Sono giorni particolari per la vita della Chiesa: da un lato il Santo Padre continua a essere ricoverato in ospedale, e questo non può che essere motivo d’attenzione per tutta la comunità ecclesiale, dall’altro si è entrati lo scorso mercoledì 5 marzo in Quaresima (il 9 marzo per i fedeli di rito ambrosiano).
Insieme a queste due particolari circostanze se ne aggiunge un’altra, sempre presente nella vita e nella storia della Chiesa, che è quella delle persecuzioni, l’ultima delle quali avvenuta proprio il Mercoledì delle Ceneri. Il 5 marzo, infatti, è stato ucciso padre Sylvester Okechukwu, sacerdote ordinato nel 2021, parroco della sua comunità, precedentemente rapito dai suoi assassini in Nigeria. Prima di lui erano stati rapiti un sacerdote e un seminarista nello stato nigeriano di Edo, mentre, prima ancora, sono stati rapiti altri due sacerdoti nella diocesi di Yola, sempre in Nigeria: di questi ultimi quattro non si sa ancora nulla e sono ancora in corso le operazioni per liberarli.
In Africa continuano a fiorire vocazioni e conversioni nonostante il continente sia alle prese con un’atroce persecuzione, in particolare in zone come la Nigeria, che è in balìa di violenze perpetrate da bande criminali, banditi e combattimenti tra diverse fazioni islamiste come l’Izala Society, Boko Haram, la Provincia dello Stato Islamico dell’Africa Occidentale (Iswap) e altri gruppi ancora.

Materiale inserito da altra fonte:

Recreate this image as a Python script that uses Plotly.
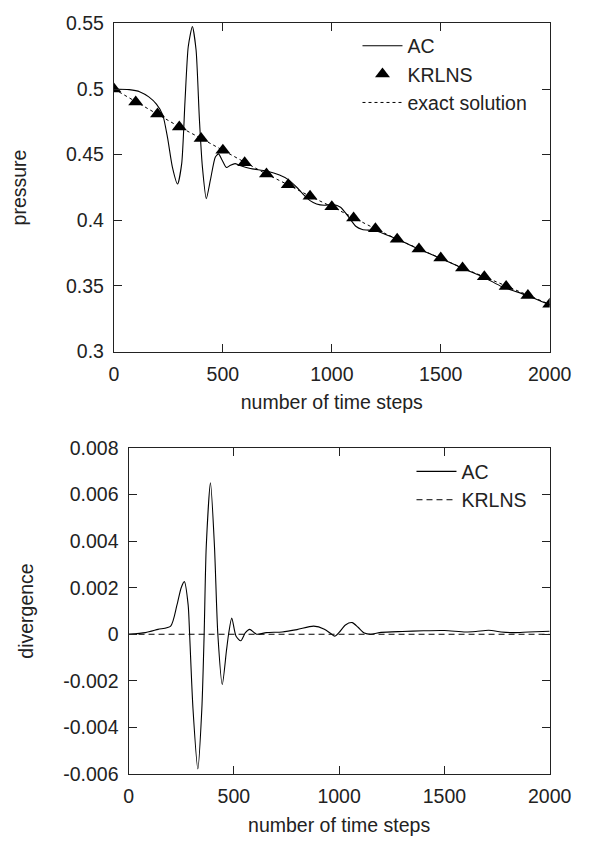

Come se non bastasse il sangue sparso nel suolo della Nigeria, che ne è ormai completamente imbevuto, prima dell’uccisione del parroco Sylvester Okechukwu sono stati uccisi oltre 70 cristiani nella Repubblica democratica del Congo all’interno della chiesa: più di 100 persone sono state prese in ostaggio e la maggior parte di esse è stata decapitata dall’Allied democratic forces (Adf), un gruppo terroristico islamista ugandese.
Più a Est invece, in Myanmar, il 18 febbraio è stato ucciso un altro sacerdote cattolico, Padre Donald Martin Ye Naing Win. Dalle testimonianze raccolte il capo di una banda criminale di dieci membri, arrivato al cospetto del sacerdote «ha intimato al prete di inginocchiarsi. Don Donald, persona di fede e carità, li ha osservati e, mantenendo la mitezza e la pace interiore che lo contraddistingue, da uomo e presbitero di retta coscienza, ha risposto pacificamente: “Mi inginocchio soltanto davanti a Dio”. E poi ha ripreso con dolcezza: “Cosa posso fare per voi? C’è una questione di cui possiamo parlare?”. Alle sue parole, uno degli uomini della banda lo ha colpito alle spalle con un pugnale ancora nel suo fodero.
Ma, nel brandire quell’arma ha inavvertitamente colpito anche il capo del gruppo armato. Questi, già in stato di ebbrezza e in preda alla rabbia, derivante anche dalla risposta di don Donald, ha sguainato un coltello e ha cominciato a infierire sul sacerdote, colpendolo ripetutamente e con brutalità al corpo e alla gola. Donald non ha proferito una parola né un lamento. Ha subito quella violenza insensata senza reagire, da innocente, “come un agnello al macello» (Fides).
In questo periodo di sangue e di attesa tornano dunque potenti le parole iniziali del rito quaresimale: “Ricordati che sei polvere e polvere ritornerai”. Ci sarebbe di che tremare se non fosse che l’ultima parola, nella Quaresima così come nella Storia dell’uomo e del mondo, non è la cenere, ma Cristo vivente risorto dai morti, per tutti, anche per chi per Lui ha dato la vita: “Oggi con me sarai nel Paradiso” (Lc 23,43).